Output, word for word, every line from the start of the listing down to and including the line that contains "import plotly.graph_objects as go"; include nothing else.

*Recorded data*:
☆ ☆ ☆

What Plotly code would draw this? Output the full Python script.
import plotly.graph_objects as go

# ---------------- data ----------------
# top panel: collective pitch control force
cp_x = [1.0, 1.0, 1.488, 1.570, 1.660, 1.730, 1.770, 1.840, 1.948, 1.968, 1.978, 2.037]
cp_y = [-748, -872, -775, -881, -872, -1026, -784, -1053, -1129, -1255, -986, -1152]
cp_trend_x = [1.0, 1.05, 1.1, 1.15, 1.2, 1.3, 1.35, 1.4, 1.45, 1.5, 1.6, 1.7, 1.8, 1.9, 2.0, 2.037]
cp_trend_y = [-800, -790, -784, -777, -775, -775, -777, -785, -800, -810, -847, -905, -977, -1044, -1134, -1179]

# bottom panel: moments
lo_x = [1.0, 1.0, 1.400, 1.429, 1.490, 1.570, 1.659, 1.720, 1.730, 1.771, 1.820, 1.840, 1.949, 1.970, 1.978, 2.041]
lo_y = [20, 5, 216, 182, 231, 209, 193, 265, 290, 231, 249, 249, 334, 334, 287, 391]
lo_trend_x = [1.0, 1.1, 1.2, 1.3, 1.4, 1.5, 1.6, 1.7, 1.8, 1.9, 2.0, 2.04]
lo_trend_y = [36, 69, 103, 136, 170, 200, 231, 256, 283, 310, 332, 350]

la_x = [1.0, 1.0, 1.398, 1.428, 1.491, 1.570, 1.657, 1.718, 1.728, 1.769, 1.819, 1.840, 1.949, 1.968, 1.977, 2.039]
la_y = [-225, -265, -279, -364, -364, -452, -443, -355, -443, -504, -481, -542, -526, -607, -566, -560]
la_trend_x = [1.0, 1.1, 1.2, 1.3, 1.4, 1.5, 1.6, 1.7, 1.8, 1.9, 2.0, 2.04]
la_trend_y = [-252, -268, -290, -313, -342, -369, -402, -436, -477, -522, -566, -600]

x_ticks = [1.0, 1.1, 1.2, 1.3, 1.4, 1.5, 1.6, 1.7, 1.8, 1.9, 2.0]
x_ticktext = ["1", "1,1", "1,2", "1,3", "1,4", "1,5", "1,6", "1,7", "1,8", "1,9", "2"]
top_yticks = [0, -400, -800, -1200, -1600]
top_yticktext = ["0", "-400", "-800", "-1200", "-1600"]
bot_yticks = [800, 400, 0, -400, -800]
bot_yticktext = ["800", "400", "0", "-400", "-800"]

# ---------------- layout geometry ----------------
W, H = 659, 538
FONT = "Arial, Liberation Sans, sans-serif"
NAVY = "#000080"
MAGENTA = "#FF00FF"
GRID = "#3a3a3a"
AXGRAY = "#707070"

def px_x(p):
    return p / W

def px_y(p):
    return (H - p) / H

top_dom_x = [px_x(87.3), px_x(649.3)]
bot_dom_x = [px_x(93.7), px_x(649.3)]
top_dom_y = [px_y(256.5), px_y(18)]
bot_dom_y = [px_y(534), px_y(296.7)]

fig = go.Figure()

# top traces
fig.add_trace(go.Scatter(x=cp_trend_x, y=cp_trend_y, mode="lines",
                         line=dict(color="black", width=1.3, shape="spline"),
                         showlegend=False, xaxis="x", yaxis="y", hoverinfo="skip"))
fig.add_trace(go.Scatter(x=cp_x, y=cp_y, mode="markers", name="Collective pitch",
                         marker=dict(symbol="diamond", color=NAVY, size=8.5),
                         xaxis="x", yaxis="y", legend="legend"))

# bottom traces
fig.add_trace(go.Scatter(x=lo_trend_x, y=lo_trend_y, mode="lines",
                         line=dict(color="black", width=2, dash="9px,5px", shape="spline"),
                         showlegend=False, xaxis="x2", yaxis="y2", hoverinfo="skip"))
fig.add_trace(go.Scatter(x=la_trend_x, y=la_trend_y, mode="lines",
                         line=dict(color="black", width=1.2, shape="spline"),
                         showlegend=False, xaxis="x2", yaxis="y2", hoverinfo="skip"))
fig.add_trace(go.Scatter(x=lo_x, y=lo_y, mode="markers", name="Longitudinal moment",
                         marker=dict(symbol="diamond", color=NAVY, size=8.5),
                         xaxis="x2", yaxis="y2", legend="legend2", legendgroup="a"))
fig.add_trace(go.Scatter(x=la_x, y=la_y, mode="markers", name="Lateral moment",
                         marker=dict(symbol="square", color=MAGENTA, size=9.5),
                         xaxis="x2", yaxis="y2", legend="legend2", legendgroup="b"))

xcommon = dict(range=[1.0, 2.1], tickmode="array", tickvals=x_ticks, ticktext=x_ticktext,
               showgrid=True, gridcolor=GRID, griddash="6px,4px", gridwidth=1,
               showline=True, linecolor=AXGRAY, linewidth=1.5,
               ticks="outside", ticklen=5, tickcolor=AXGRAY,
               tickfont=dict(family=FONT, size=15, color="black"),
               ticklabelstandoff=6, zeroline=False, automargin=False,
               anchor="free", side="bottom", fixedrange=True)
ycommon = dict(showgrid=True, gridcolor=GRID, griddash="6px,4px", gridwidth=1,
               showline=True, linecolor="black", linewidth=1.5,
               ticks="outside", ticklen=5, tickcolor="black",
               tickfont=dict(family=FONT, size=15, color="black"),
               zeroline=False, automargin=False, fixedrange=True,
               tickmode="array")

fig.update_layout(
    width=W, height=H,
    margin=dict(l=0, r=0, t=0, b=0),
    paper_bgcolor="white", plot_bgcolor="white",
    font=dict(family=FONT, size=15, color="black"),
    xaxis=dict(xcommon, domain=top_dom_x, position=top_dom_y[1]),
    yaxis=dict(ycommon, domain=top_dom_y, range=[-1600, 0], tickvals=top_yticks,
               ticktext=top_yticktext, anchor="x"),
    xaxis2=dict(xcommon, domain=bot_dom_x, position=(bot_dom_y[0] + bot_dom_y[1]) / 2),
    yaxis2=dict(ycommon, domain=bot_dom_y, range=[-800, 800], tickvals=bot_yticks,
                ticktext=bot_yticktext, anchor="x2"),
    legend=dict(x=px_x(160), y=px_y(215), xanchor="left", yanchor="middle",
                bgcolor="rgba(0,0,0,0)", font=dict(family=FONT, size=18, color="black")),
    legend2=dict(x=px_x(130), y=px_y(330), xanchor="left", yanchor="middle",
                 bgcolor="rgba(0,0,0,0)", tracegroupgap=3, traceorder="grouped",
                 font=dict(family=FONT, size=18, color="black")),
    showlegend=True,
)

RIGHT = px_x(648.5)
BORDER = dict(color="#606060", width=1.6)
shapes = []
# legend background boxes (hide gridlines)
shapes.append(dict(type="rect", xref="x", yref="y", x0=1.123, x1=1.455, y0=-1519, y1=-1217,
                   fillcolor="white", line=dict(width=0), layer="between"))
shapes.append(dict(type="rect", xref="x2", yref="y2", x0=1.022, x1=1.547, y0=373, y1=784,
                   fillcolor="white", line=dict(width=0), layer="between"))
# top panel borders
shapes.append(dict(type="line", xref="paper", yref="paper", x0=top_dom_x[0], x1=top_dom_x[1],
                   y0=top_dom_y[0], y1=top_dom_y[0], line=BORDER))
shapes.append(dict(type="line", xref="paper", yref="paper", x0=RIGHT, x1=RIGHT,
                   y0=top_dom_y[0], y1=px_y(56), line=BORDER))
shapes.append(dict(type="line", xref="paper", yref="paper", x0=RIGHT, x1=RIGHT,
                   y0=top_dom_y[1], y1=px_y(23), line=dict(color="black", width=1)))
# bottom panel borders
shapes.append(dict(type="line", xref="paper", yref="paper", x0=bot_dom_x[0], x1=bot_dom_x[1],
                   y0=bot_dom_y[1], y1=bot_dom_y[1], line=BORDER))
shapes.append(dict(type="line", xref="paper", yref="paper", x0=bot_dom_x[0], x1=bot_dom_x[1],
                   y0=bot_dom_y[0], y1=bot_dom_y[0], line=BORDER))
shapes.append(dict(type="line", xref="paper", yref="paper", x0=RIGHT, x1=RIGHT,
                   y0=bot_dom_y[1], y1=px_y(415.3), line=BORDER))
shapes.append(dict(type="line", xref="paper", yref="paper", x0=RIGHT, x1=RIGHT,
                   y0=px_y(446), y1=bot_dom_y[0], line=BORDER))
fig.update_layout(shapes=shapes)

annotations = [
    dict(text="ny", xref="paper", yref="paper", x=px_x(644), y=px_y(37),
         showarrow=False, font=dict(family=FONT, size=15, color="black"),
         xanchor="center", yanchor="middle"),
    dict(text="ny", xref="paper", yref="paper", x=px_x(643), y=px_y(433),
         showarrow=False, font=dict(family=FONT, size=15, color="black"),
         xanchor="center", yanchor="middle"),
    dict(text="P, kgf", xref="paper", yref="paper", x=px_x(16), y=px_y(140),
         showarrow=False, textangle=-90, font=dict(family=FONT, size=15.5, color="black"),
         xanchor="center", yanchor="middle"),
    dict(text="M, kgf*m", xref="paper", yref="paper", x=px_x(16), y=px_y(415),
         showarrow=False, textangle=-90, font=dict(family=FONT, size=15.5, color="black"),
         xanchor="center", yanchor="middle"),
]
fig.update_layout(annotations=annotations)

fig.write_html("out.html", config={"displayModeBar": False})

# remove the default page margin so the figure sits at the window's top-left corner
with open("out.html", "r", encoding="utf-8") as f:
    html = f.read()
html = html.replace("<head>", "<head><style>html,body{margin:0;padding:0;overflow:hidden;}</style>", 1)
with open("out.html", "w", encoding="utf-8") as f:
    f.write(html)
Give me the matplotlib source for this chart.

☆ ☆ ☆

*Finished exercise*:
What Plotly code would draw this? Output the full Python script.
import plotly.graph_objects as go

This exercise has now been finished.